Start Extracted entries

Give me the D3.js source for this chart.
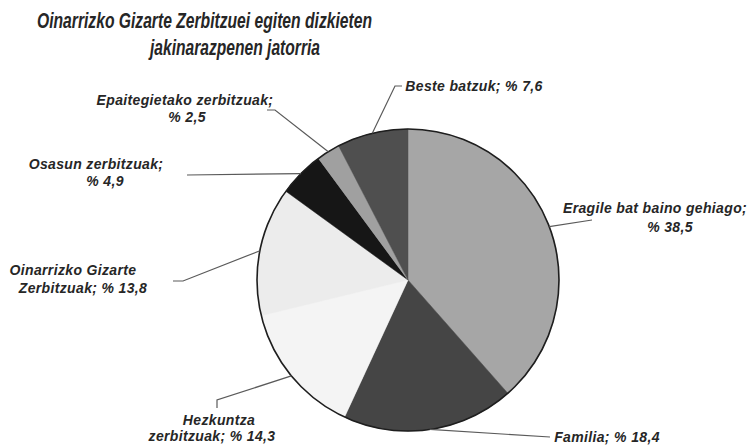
<!DOCTYPE html>
<html>
<head>
<meta charset="utf-8">
<script src="https://cdn.jsdelivr.net/npm/d3@7"></script>
<style>
  body { margin: 0; background: #fff; }
  svg { display: block; font-family: "Liberation Sans", Arial, sans-serif; }
  .lbl { font-size: 14px; font-weight: bold; font-style: italic; fill: #262626; letter-spacing: 0.35px; }
  .title { font-size: 22px; font-weight: bold; font-style: italic; fill: #262626; }
</style>
</head>
<body>
<svg></svg>
<script>
const W = 750, H = 447;

// data, clockwise from 12 o'clock
const names = [
  "Eragile bat baino gehiago",
  "Familia",
  "Hezkuntza zerbitzuak",
  "Oinarrizko Gizarte Zerbitzuak",
  "Osasun zerbitzuak",
  "Epaitegietako zerbitzuak",
  "Beste batzuk"
];
const values = [38.5, 18.4, 14.3, 13.8, 4.9, 2.5, 7.6];
const fills = ["#a6a6a6", "#454545", "#f4f4f4", "#ececec", "#161616", "#a0a0a0", "#4f4f4f"];
const titleLines = ["Oinarrizko Gizarte Zerbitzuei egiten dizkieten", "jakinarazpenen jatorria"];

// label layout: words on first line, line centres/baselines, leader points (label side)
const layout = [
  { brk: 4, lines: [[655, 213], [670, 232]], lead: [[592, 220]] },
  { brk: 0, lines: [[607, 442]], lead: [[550, 437]] },
  { brk: 1, lines: [[219, 425], [212, 441]], lead: [[217, 408], [217, 400]] },
  { brk: 2, lines: [[73, 275], [83, 293]], lead: [[173, 281], [183, 281]] },
  { brk: 2, lines: [[96, 169], [105, 186]], lead: [[187, 175]] },
  { brk: 2, lines: [[185, 105], [187, 122]], lead: [[267, 110], [275, 110]] },
  { brk: 0, lines: [[474, 91]], lead: [[402, 86], [395, 86]] }
];

const cx = 408, cy = 280, r = 151;
const f = d3.format(".1f");

const svg = d3.select("svg").attr("width", W).attr("height", H);

// title
svg.append("text").attr("class", "title")
  .attr("x", 37).attr("y", 28)
  .attr("textLength", 335).attr("lengthAdjust", "spacingAndGlyphs")
  .text(titleLines[0]);
svg.append("text").attr("class", "title")
  .attr("x", 150).attr("y", 55)
  .attr("textLength", 170).attr("lengthAdjust", "spacingAndGlyphs")
  .text(titleLines[1]);

const pie = d3.pie().sort(null).value(d => d);
const arcs = pie(values);
const arc = d3.arc().innerRadius(0).outerRadius(r);
const edge = d3.arc().innerRadius(r).outerRadius(r);

const g = svg.append("g").attr("transform", "translate(" + cx + "," + cy + ")");

g.selectAll("path.slice")
  .data(arcs)
  .enter()
  .append("path")
  .attr("class", "slice")
  .attr("d", arc)
  .attr("fill", (d, i) => fills[i])
  .attr("stroke", (d, i) => fills[i])
  .attr("stroke-width", 0.5);

// outer outline
g.append("circle").attr("r", r)
  .attr("fill", "none").attr("stroke", "#1e1e1e").attr("stroke-width", 1.6);

// leader lines
const line = d3.line();
arcs.forEach((d, i) => {
  const c = edge.centroid(d);
  const pts = layout[i].lead.map(p => p.slice());
  pts.push([c[0] + cx, c[1] + cy]);
  svg.append("path")
    .attr("d", line(pts))
    .attr("fill", "none")
    .attr("stroke", "#5a5a5a")
    .attr("stroke-width", 1.2);
});

// labels
arcs.forEach((d, i) => {
  const full = names[i] + "; % " + f(values[i]).replace(".", ",");
  const words = full.split(" ");
  const L = layout[i];
  const parts = L.brk ? [words.slice(0, L.brk).join(" "), words.slice(L.brk).join(" ")] : [full];
  parts.forEach((t, j) => {
    svg.append("text").attr("class", "lbl")
      .attr("x", L.lines[j][0]).attr("y", L.lines[j][1])
      .attr("text-anchor", "middle")
      .text(t);
  });
});
</script>
</body>
</html>
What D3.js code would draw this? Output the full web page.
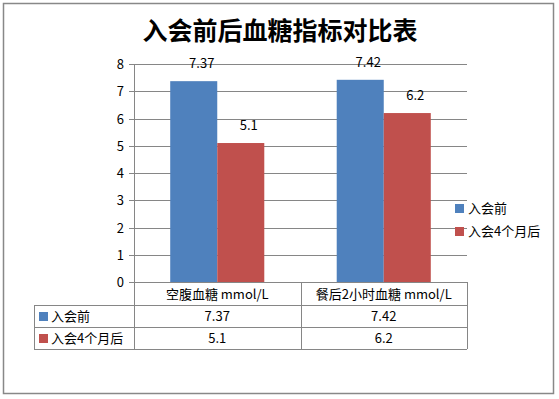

End Extracted entries

Task statement: Make an exact copy of all the material, but keep the pictures out of it.

Response:
Give me the D3.js source for this chart.
<!DOCTYPE html>
<html>
<head>
<meta charset="utf-8">
<script src="https://cdn.jsdelivr.net/npm/d3@7"></script>
<style>
  body { margin: 0; background: #fff; }
  svg { display: block; font-family: "Liberation Sans", Arial, sans-serif; }
  .lbl { font-size: 14px; font-weight: bold; font-style: italic; fill: #262626; letter-spacing: 0.35px; }
  .title { font-size: 22px; font-weight: bold; font-style: italic; fill: #262626; }
</style>
</head>
<body>
<svg></svg>
<script>
const W = 750, H = 447;

// data, clockwise from 12 o'clock
const names = [
  "Eragile bat baino gehiago",
  "Familia",
  "Hezkuntza zerbitzuak",
  "Oinarrizko Gizarte Zerbitzuak",
  "Osasun zerbitzuak",
  "Epaitegietako zerbitzuak",
  "Beste batzuk"
];
const values = [38.5, 18.4, 14.3, 13.8, 4.9, 2.5, 7.6];
const fills = ["#a6a6a6", "#454545", "#f4f4f4", "#ececec", "#161616", "#a0a0a0", "#4f4f4f"];
const titleLines = ["Oinarrizko Gizarte Zerbitzuei egiten dizkieten", "jakinarazpenen jatorria"];

// label layout: words on first line, line centres/baselines, leader points (label side)
const layout = [
  { brk: 4, lines: [[655, 213], [670, 232]], lead: [[592, 220]] },
  { brk: 0, lines: [[607, 442]], lead: [[550, 437]] },
  { brk: 1, lines: [[219, 425], [212, 441]], lead: [[217, 408], [217, 400]] },
  { brk: 2, lines: [[73, 275], [83, 293]], lead: [[173, 281], [183, 281]] },
  { brk: 2, lines: [[96, 169], [105, 186]], lead: [[187, 175]] },
  { brk: 2, lines: [[185, 105], [187, 122]], lead: [[267, 110], [275, 110]] },
  { brk: 0, lines: [[474, 91]], lead: [[402, 86], [395, 86]] }
];

const cx = 408, cy = 280, r = 151;
const f = d3.format(".1f");

const svg = d3.select("svg").attr("width", W).attr("height", H);

// title
svg.append("text").attr("class", "title")
  .attr("x", 37).attr("y", 28)
  .attr("textLength", 335).attr("lengthAdjust", "spacingAndGlyphs")
  .text(titleLines[0]);
svg.append("text").attr("class", "title")
  .attr("x", 150).attr("y", 55)
  .attr("textLength", 170).attr("lengthAdjust", "spacingAndGlyphs")
  .text(titleLines[1]);

const pie = d3.pie().sort(null).value(d => d);
const arcs = pie(values);
const arc = d3.arc().innerRadius(0).outerRadius(r);
const edge = d3.arc().innerRadius(r).outerRadius(r);

const g = svg.append("g").attr("transform", "translate(" + cx + "," + cy + ")");

g.selectAll("path.slice")
  .data(arcs)
  .enter()
  .append("path")
  .attr("class", "slice")
  .attr("d", arc)
  .attr("fill", (d, i) => fills[i])
  .attr("stroke", (d, i) => fills[i])
  .attr("stroke-width", 0.5);

// outer outline
g.append("circle").attr("r", r)
  .attr("fill", "none").attr("stroke", "#1e1e1e").attr("stroke-width", 1.6);

// leader lines
const line = d3.line();
arcs.forEach((d, i) => {
  const c = edge.centroid(d);
  const pts = layout[i].lead.map(p => p.slice());
  pts.push([c[0] + cx, c[1] + cy]);
  svg.append("path")
    .attr("d", line(pts))
    .attr("fill", "none")
    .attr("stroke", "#5a5a5a")
    .attr("stroke-width", 1.2);
});

// labels
arcs.forEach((d, i) => {
  const full = names[i] + "; % " + f(values[i]).replace(".", ",");
  const words = full.split(" ");
  const L = layout[i];
  const parts = L.brk ? [words.slice(0, L.brk).join(" "), words.slice(L.brk).join(" ")] : [full];
  parts.forEach((t, j) => {
    svg.append("text").attr("class", "lbl")
      .attr("x", L.lines[j][0]).attr("y", L.lines[j][1])
      .attr("text-anchor", "middle")
      .text(t);
  });
});
</script>
</body>
</html>
What D3.js code would draw this? Output the full web page.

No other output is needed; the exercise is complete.